The image of the starving artist in a garret comes from Scènes de la vie de bohème, a work by the writer Henri Murger published in 1851. Turned into a play and performed with great success at the Théâtre des Variétés, two operas followed: La bohème by Giacomo Puccini (1896) and La bohème by Ruggero Leoncavallo (1897). Art imitating life.
Marcel Leprin (1891-1933) was born in Cannes and brought up in Marseilles. After the First World War, he went to Paris where he wandered for a few days around Montmartre. Penniless and in a state of despair, the locksmith Achille Depoilly found him seated on a bench in the place du Tertre, half-starved and numb with cold.
The locksmith told him to come with him to the bistro Mère Catherine, where he was going with his wife and friends. A bowl of hot soup, a plate of boiled beef and a bottle of red wine (what else?) revived the unknown man from the South. Leprin told them, “I am a painter. Having heard of Montmartre from my friend, the sculptor André Verdilhan, whose brother, Mathieu, also a painter, used to live here, I wanted to work in the same place, but bad luck laid me low. I have absolutely nothing.”
The painter André Utter (1886-1948) was dining there that night. He heard the stranger’s story and immediately passed a hat round to collect some money. Utter found a hotel for Leprin and the next day brought him canvas and paints. The poet Jean Vertex, who was also present that evening, described the scene: “At the next table, a dozen artists seated around Utter heard the conversation. It was like the twelve apostles gathered together at the temple of Mère Catherine.”
In a building that previously served as the church presbytery of Saint-Pierre de Montmartre, the Mère Catherine restaurant on Montmartre’s Place du Tertre was established in 1793. It is one of the city’s most historic eating places. During the French Revolution, Georges Danton met his supporters there, where he is supposed to have written the words “Eat, drink and be merry for tomorrow we may die” (a conflation of two biblical sayings from Ecclesiastes). A plaque at the entrance also recounts that the word “bistro” was coined here when, on 30 March 1814, a group of Russian soldiers asked for drinks “bystro” (the Russian for “quickly”).
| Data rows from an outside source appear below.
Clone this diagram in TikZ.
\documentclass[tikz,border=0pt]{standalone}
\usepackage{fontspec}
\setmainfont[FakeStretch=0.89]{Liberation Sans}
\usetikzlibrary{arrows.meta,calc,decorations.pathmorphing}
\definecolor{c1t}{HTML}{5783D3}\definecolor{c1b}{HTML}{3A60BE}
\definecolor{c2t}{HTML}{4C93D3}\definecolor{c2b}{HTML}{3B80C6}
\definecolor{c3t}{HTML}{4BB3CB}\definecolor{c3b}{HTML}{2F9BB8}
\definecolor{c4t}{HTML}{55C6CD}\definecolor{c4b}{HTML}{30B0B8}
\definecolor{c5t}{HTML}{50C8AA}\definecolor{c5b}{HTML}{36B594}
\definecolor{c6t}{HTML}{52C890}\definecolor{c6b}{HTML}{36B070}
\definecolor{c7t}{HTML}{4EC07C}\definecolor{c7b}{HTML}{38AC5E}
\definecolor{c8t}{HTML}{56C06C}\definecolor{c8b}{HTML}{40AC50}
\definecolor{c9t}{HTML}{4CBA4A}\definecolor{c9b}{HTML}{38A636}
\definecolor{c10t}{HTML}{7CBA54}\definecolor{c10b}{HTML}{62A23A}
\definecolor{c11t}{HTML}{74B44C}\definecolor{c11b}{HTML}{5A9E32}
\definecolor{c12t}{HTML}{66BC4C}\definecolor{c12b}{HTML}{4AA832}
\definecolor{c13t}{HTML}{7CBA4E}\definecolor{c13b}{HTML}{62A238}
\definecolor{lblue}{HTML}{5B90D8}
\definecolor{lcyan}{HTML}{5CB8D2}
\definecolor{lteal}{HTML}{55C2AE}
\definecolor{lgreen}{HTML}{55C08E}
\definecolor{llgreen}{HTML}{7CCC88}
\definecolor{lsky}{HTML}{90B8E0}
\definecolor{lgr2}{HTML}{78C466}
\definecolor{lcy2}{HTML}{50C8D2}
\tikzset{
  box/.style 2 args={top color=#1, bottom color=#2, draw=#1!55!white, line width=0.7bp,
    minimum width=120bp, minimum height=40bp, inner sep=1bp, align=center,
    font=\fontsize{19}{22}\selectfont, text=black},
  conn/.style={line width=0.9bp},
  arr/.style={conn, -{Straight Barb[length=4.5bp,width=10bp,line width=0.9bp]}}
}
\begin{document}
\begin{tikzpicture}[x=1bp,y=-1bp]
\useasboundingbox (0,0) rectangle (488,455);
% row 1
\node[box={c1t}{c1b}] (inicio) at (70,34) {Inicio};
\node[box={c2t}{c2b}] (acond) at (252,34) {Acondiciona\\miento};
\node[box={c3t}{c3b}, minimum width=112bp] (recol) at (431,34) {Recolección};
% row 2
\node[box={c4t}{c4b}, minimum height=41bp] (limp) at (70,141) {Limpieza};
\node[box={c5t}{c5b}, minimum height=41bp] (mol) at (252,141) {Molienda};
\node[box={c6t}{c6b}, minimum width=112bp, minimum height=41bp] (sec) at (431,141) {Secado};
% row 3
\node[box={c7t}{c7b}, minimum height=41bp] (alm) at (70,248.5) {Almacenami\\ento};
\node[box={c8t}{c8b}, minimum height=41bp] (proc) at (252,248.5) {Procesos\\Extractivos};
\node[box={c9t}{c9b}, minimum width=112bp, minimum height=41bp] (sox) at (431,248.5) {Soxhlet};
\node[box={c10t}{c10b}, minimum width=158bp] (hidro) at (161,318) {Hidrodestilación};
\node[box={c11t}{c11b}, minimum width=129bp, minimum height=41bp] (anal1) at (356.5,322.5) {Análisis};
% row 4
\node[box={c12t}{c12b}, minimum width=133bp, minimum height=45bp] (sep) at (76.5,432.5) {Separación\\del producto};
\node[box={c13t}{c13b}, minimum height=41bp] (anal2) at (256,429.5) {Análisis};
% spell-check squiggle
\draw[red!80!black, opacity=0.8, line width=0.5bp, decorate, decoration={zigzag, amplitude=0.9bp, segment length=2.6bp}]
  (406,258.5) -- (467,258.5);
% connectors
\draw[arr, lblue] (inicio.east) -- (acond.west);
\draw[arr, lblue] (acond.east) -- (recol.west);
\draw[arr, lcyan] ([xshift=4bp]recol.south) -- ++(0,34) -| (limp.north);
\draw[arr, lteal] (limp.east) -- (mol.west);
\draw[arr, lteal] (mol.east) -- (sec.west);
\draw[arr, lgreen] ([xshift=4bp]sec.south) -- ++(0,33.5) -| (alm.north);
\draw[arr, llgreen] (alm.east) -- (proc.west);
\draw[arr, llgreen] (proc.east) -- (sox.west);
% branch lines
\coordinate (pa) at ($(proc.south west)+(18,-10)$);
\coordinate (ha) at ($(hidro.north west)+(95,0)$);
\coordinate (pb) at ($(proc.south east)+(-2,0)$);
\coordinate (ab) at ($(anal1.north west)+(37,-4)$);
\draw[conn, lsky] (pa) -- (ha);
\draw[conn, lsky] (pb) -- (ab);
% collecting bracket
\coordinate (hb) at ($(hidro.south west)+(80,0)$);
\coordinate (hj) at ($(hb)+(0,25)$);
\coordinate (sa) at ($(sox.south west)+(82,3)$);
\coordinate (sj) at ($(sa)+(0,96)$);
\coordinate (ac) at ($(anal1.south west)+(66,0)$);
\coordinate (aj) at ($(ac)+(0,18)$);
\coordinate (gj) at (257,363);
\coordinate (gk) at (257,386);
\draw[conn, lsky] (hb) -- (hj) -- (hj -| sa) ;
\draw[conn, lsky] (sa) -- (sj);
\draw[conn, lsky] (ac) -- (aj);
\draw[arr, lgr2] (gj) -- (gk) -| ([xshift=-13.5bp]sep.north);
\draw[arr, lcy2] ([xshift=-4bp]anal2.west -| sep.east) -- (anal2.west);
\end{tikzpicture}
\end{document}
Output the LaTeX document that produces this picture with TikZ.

Marcel Leprin was an orphan brought up by the Don Bosco Salesian monks, who noticed his gift for drawing and lithography. Leprin fancied taking up bullfighting in Barcelona, but was called up to serve in the First World War, which he somehow survived. After moving to Montmartre, he lived by selling paintings and pastel drawings to tourists. In 1924 he signed an exclusive contract with Henri Bureau, a picture-framer living in Montmartre, who promoted his works. In 1926 Leprin travelled across France, painting numerous landscapes and village views.
Despite considerable success at two exhibitions at the Druet gallery in 1928 and 1931, Leprin remained a solitary and depressive individual. He sought refuge in drink and drugs and died prematurely in 1933. He left some 700 paintings reflecting his different moods and styles. The Marseilles period is largely made up of large decorative paintings; the Montmartre period is quite dark and commercial; and the period of his travels – reminiscent of Sisley and Pissarro – more warm and creative.
Today, Leprin’s paintings can be found at the Musée d’art moderne de la Ville de Paris, the Musée Carnavalet, and the Musée de Montmartre – all in Paris – and in Switzerland at the Petit Palais de Genève. Well worth seeking out.